Hidden away among the rubble and foliage are several impressive carvings, as well as a well preserved library in the northeastern quadrant. The temple is a special place and it is worth taking the time to explore thoroughly. There is also now a large wooden walkway to the centre, constructed during the filming here of Jean – Jacques Annaud’s Two Brothers (2004) Beng Mealea is at the center of an ancient Angkorian road connecting Angkor Thom and Preah Khan in Preah Vihear Province. A small Angkorian bridge just west of Chau Srei Vibol temple is the only remaining trace of the old Angkorian road between Beng Mealea and Angkor Thom; between Beng Mealea and Preah Khan there are at least 10 bridges abandoned in the forest. This is a way for extreme adventurers to get to Preah Khan temple; however, don’t undertake this journey lightly.
Beung Mealea Temple lies at the foot of Phnom Kulen’s eastern extreme, about 70 kilometers from Siem Reap provincial town. It takes two to three hours to get there via either Banteay Srei of Dam Dek on National Road 6. It is the most accessible of Angkor’s lost temples, a mirror image of the mighty Angkor Wat, but totally and utterly consumed by the jungle.
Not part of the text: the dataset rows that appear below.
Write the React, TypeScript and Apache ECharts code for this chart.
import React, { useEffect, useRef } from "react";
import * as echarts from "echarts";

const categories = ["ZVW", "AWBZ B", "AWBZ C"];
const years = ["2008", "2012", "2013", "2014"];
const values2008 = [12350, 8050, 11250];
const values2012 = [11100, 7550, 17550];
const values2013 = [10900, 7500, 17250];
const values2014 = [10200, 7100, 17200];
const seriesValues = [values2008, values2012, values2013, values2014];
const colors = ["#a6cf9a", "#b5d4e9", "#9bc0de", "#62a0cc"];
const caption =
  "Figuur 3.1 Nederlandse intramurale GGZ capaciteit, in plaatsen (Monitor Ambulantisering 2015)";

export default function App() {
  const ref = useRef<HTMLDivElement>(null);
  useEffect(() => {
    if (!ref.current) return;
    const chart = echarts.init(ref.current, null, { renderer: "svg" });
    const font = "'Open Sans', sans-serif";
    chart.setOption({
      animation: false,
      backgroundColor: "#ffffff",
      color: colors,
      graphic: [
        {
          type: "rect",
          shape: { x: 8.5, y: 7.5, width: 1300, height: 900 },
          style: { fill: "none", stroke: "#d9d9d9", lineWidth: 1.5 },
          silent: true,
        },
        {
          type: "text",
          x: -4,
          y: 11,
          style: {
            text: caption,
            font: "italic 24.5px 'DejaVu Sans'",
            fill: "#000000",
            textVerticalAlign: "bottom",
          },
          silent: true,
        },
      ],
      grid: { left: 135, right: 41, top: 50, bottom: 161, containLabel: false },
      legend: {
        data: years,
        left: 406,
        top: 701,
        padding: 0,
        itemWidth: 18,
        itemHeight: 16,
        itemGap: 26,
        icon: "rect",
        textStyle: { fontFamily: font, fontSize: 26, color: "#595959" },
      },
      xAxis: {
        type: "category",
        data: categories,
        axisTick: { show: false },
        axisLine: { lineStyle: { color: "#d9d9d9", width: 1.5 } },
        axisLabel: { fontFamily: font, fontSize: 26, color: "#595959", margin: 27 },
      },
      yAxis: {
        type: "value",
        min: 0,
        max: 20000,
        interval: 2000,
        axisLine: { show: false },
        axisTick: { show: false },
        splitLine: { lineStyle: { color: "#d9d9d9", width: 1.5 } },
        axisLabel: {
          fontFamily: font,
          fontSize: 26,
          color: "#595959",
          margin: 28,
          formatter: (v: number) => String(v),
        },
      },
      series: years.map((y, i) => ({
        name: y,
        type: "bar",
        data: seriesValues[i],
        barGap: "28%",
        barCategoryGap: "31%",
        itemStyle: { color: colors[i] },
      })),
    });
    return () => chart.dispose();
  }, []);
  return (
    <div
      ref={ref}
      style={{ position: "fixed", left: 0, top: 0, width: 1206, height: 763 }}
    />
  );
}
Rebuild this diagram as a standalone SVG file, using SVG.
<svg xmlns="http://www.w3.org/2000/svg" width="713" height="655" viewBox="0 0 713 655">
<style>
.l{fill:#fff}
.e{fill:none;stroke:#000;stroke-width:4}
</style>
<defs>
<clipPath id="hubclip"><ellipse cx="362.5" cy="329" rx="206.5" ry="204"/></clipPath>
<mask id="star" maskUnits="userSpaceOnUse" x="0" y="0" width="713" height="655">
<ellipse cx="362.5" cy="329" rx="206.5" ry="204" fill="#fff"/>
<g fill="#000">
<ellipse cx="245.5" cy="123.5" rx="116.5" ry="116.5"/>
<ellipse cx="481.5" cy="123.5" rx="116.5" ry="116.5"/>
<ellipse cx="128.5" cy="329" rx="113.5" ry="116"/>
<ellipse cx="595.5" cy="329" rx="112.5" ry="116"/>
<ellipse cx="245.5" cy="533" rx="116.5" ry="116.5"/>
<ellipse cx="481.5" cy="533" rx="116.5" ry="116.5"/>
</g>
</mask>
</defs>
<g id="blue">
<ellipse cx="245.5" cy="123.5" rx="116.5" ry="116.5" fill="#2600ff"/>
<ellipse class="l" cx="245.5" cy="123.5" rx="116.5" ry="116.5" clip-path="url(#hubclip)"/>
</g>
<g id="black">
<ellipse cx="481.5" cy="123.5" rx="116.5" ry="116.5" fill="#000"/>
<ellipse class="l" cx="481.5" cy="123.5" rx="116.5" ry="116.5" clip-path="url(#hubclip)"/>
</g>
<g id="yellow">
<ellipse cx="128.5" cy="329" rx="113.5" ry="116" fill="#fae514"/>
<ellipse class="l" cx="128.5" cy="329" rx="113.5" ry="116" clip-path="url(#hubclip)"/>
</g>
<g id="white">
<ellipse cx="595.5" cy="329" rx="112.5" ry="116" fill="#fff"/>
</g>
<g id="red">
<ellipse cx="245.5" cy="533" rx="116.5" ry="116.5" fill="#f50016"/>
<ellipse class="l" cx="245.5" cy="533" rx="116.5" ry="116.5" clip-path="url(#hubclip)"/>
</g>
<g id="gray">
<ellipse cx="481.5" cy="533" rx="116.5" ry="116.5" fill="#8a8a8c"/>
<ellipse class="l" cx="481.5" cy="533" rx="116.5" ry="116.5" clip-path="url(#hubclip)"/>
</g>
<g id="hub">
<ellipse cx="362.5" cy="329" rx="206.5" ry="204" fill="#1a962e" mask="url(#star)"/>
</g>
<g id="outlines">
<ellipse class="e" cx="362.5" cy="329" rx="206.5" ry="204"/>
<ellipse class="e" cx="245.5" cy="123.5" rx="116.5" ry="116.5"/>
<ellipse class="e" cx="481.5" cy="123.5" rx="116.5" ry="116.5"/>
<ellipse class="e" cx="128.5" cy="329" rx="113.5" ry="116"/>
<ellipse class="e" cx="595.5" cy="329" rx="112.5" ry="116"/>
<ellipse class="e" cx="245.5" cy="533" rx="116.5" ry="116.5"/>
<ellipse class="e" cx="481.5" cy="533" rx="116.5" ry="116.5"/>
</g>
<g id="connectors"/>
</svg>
Constructed by King Suryavarman II (AD 1113-1150), the builder of Angkor Wat, nature has triumphed here, and it is hard to get a sense of the monument’s shape amid the daunting ruins. Like Angkor Wat, Beung Mealea was enclosed by a large moat, which would have measured 1,200 by 900 meters. Once inside the complex, visitors climb over heaps of stones, edge along dark and damp corridors and through dense foliage-this is not one for the fainthearted. The atmosphere, however, is something special. Beung Mealea can be combined with a visit to Banteay Srei and Kbal Spean or Phnom Kulen. Food and drinks are available near the temple.
Koh Ker Temple
One of Cambodia’s most remote Angkorian sites, 125km northeast of Siem Reap, KOH KER was briefly capital of the Khmer Empire in the tenth century, when Jayavarman IV – who was already ruler of his own state here when he ascended the imperial throne – decided not to relocate to Angkor, but decreed instead that the court should come to him, ordering the construction of a road linking Koh Ker and Angkor, on which the temples of Beng Mealea and Banteay Samre were later built.
Now practically engulfed by jungle, the ruins of Koh Ker have been heavily looted and badly neglected, but plenty remains, including more than forty major monuments spread across eighty square kilometres – although only a small proportion are open to visitors, and much of the area has yet to be completely de-mined. Mines still present a serious danger. Do not on any account stray from well-trodden paths.
Koh Ker is famous for its distinctive style of monumental sculpture, although most pieces have either been looted or removed for safekeeping to the country’s various museums.